Choulai also inaugurated the daily "Jazz for Kids" noontime programs at The Edge, a series which served as entertaining, educational and surprising highpoints of the festival, particularly for the predominantly 3- to 13-year-olds in regular attendance. Though Choulai's duo with saxophonist Barbaro didn't make much effort in engaging the same way as did the program's following days' performers, he provided a model in not only being successful but quite a young and respected local player these kids could in a sense look up to and even relate to. Towards the end of his set, Choulai noticed New York-based pianist Jon Weber in the audience, and subsequently invited him up for the last number, offering up his piano stool. Weber happily obliged, immediately engaging the kids, asking "A fast or slow one?" As Choulai's set was very introspective, particularly given the age of the audience, predictably and unanimously they yelled—"FAST!" And in a preview to the second day of the "Jazz for Kids," Weber performed a rollicking version of "Choo Choo Ch'Boogie" in a first time off the cuff collaboration with Barbaro, much to the delight of the kids in attendance.

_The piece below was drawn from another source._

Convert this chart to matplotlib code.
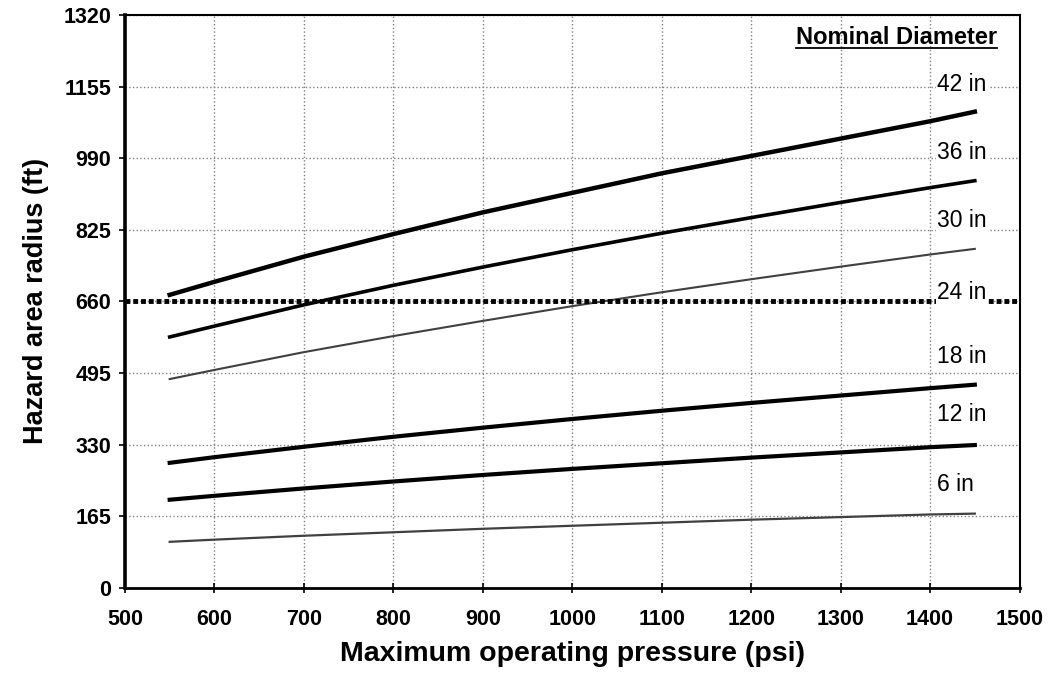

Weber the following day requested to have 40-odd chairs placed on the high-rise stage, perhaps the most engaging gesture that could be offered by a performer for this series; kids even listened at his feet under the piano! Of the many inspiring moments for the youngsters, Weber jazzed up "Twinkle Twinkle Little Star" and "Somewhere Over the Rainbow" as well as the themes to "Pink Panther" and "The Simpsons," and such rhythmic jazz standard staples as "Take the A Train" and "Stompin' At The Savoy."



Two other "Jazz for Kids" featured, respectively, Aussie veterans pianist Joe Chindamo and cornetist/pianist Bob Sedergreen. Sedergreen—who has played with Dizzy Gillespie, Milt Jackson and Jimmy Witherspoon— opened with an amusing dedication to the historic Mary Lou Williams/Cecil Taylor 1977 collaboration, revealing two ends of the same stick and delicately contrasting Mary Lou's blues and swing-based style with Cecil's anything but.

The young crowd certainly felt the humor but also gained a new level of appreciation for jazz' unpredictability. They were then treated to Sedergreen's band of high school students who not only played quite maturely but also took questions from the audience such as "Is it hard to learn how to play a song?" And "How do you improvise?" The questions, some coming from 5 and 6 year olds were priceless, as were the answers. And Sedergreen and ensemble ran the gamut as far as repertoire as well, from Miles' "Milestones" to his latter-period fun and funky even rock-oriented "Jean Pierre," thus covering a lot of ground in the hour-long presentation. Like with Weber—he probably made some new or at least future jazz converts.